If readers are paying attention to the buzzy stories, the theory goes, the unpaid users will follow the pros to the Medium platform, which has been described to us as a much neater, nicer WordPress. (Opening up a new publishing platform is not unlike the strategy behind Nick Denton's decision to move his professional Gawker Media sites to his newly launched, publicly available Kinja platform.) Medium is still in beta mode now, with logins provided by invitation only, but people who have used it say that the CMS is incredibly easy.
Williams has come up with successful products before: He co-founded Blogger, which he later sold to Google. Twitter is valued at around $10 billion and is expected to go public sometime next year.
Williams' commitment to publishing professional writing through Medium does seem sincere. Two months ago, Medium hired former Wired.com editor Evan Hansen as an editor for the site. Last month, Medium bought the long-form journalism startup Matter. With a staff emerging, and a well-respected publication on its roster, Williams dispatched his editorial director Kate Lee—the former literary agent famous for getting book deals for bloggers-—to go out and find some writers. Earlier this week, she said that Medium is looking to pay you, fellow writer.
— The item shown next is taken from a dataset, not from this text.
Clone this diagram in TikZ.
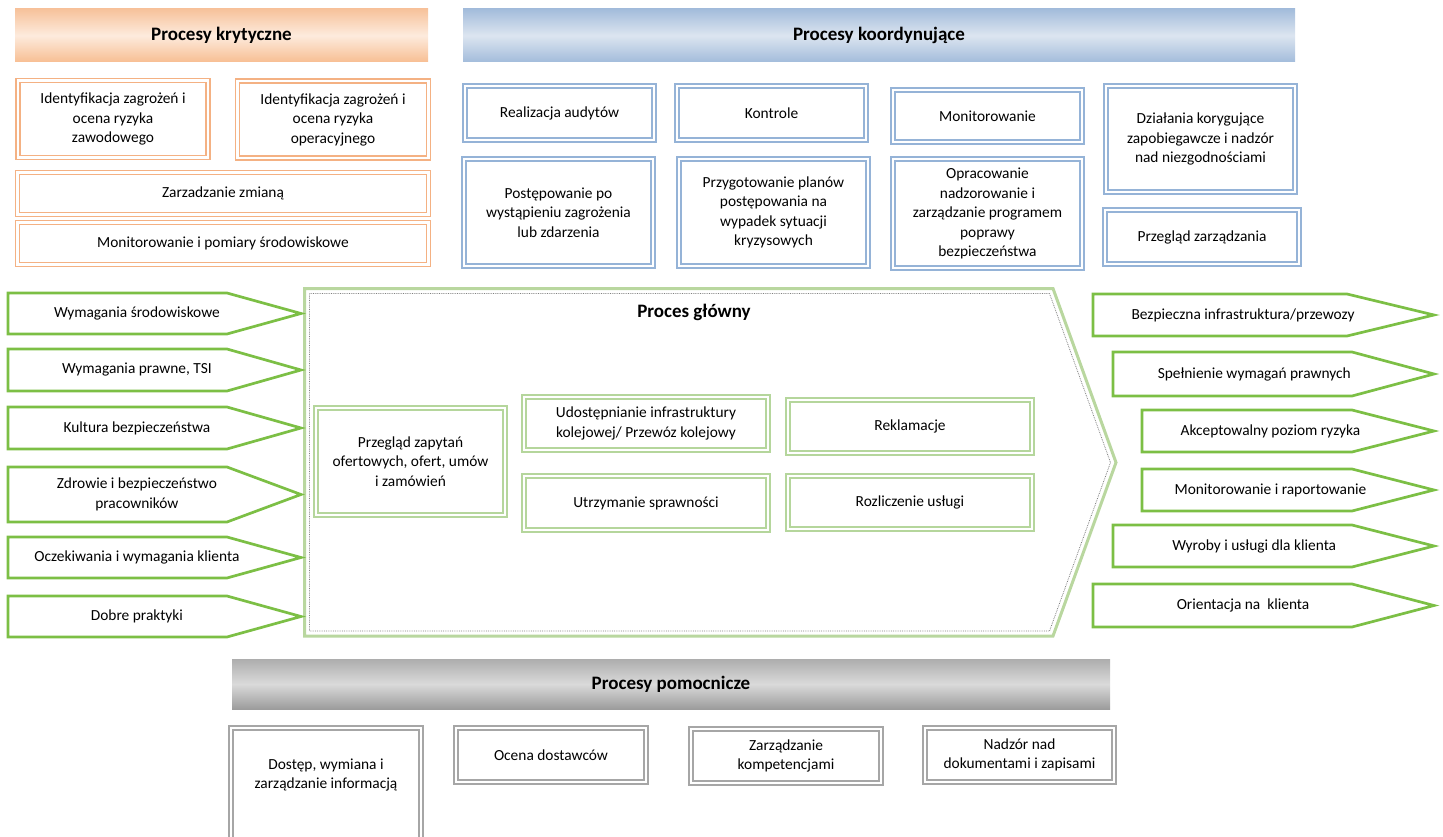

She wrote:
What we’ve been doing is paying some contributors at competitive freelance rates. As for why: Our goal is to make Medium the best platform possible for everyone to share great ideas or stories. This should certainly include those whose profession is doing so.
Lee is apparently working with a pretty nice editorial budget and the fees we’ve heard about so far are fairly competitive. A few contributors told us that they were getting 50 cents a word: a fairly standard freelance rate among established media outlets. And then there's Crosley's case. The author had written an article about circumcision for Playboy, a magazine-y tour of brises and the mohels who perform at them. Playboy killed it before it went to press, and the story found a home at Medium after Lee, one of Crosley's best friends, picked it up. Medium was delighted to have it.
Well said RT @ev: Probably the best story you'll read this year on circumcision: medium.com/modern-ritual/… by @askanyone
— Kate Lee (@katelaurielee) February 25, 2013
And according to a source, the penis story of the year went for $15,000, a rate worthy of Conde Nast. Great news for the writing business, even if the principals don't want to discuss it. We emailed Crosley and Lee several times about the rate, and they didn’t respond. Gawker editor John Cook asked Crosley about her rate at the PEN Gala at the Museum of Natural History on Tuesday night. “I’m certainly not going to talk about that,” she said, before bolting.
Every year, there’s a new iteration of a new news outfit that can suddenly pay freelancers—The Daily! Gourmet Live!—and here’s the latest, with a good amount of cash on hand. Considering Williams’s fortune, the occasional $15,000 piece should be a drop in the bucket. And it suggests that the model Medium is turning to, at least for now, is a familiar one. It’s the blockbuster model. It’s the Vanity Fair model. A writerly rendering on circumcisions? Buzz! A respected business writer on a timely business topic? Buzz! Tina Brown would be proud.